Image courtesy of Scenic Group

Step 3 – make pumpkins

  1. On a plastic-covered surface, measure 20-centimeter squares.
  2. Place 20 grams of the pumpkin mousse in the center of each square, along with five grams of pumpkin compote. Roll up the squares into balls, sealing them like candy with a clip.
  3. Place the rolls into a blast chiller/freezer and store them in the freezer until ready to serve.
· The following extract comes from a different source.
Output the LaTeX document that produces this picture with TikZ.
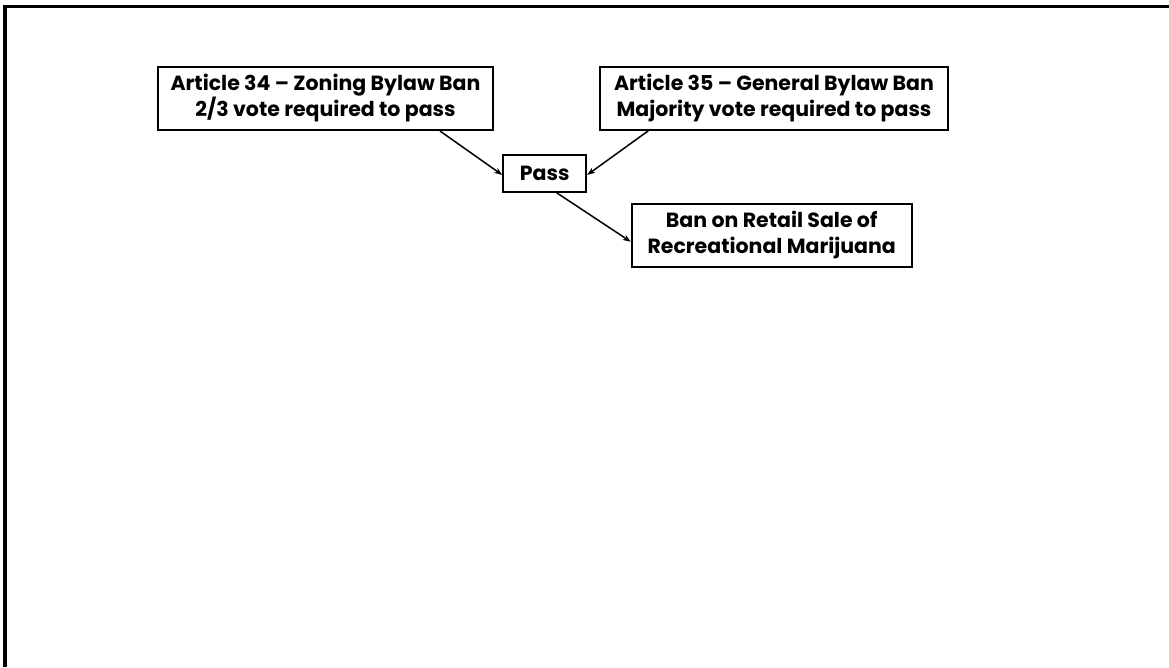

Step 4 – carrot kappa glaze

  • Carrots: 500g of juice
  • Red bell peppers: 500g of juice
  • Kappa carrageen: 11g
  • Sosa yellow food coloring: 0.5g
  • Salt: 5g
  1. Juice red bell peppers in a juicer
  2. Trim and peel the carrots thoroughly, ensuring you remove the green tops to avoid any bitterness. Then juice the carrots.
  3. In a saucepan, mix the fresh bell pepper and carrot juice. Add the measured kappa carrageenan to the mixture.
  4. Gently heat the mixture over medium heat, whisking continuously, bringing it to a simmering point. Ensure the temperature exceeds 85 degrees Celsius (185 Fahrenheit) to activate the kappa carrageenan.
  5. Once the kappa carrageenan is activated, turn off the heat. Cover the liquid with plastic film directly touching the surface to prevent a skin from forming.
  6. Allow the mixture to rest and cool down to approximately 65 degrees Celsius (149 Fahrenheit). This step ensures the mixture is ready for the next phase.

Step 5 – glaze the pumpkins

  1. Pass the frozen pumpkin-shaped mousse through the cooled glaze to create a beautiful, shiny finish.